Unfortunately for the Labour party, competence eludes them. Yesterday, Jeremy Corbyn was finally forced off the Brexit fence on which he has balanced ever since the referendum.
It is now Labour policy to call for a second referendum on any deal (or a no-deal proposition) put forward by a Tory government and, crucially, Corbyn’s party would campaign to Remain. However, the Labour leadership stopped short of confirming what they would actually do if they found themselves in government.
Corbyn may have been pushed off the fence, but he lingers with one foot caught in the railings, for their position appears to be that they would try to negotiate a different deal, which would also be put to the public in another vote, and they may campaign against it.
If you thought the EU ran rings around Theresa May, wait until they start negotiating with a government that wants the British public to reject the deal they bring home.
This is through-the-looking-glass politics. Labour’s position yesterday, promising to back Remain in opposition but refusing to say what they’d do in government, risks alienating both wings of their party: not Remain enough to win over their metropolitan voters and certainly not Brexit enough to lure back the five million Labour voters who backed Leave.
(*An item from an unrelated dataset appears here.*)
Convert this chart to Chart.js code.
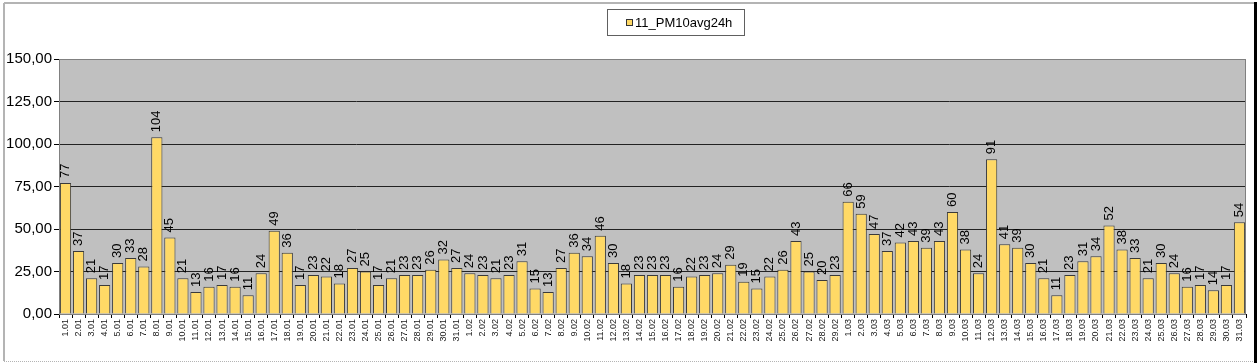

But their woes are bigger than mere political cack-handedness. The stain of antisemitism has set deep into the fabric of this once proud party, leading a former Labour general secretary, Lord Triesman, to slam the party’s “institutional antisemitism” – saying “we may one day be the party of anti-racism once again but it certainly isn’t today.”
He, and a handful of other Labour peers, quit the party yesterday on the eve of a BBC documentary likely to expose just how badly Corbyn’s Labour has handled instances and allegations of antisemitism. While the country watches a Tory leadership race that could very well lead to a general election this year, they see an opposition party on the sidelines drowning in scandal and incompetence.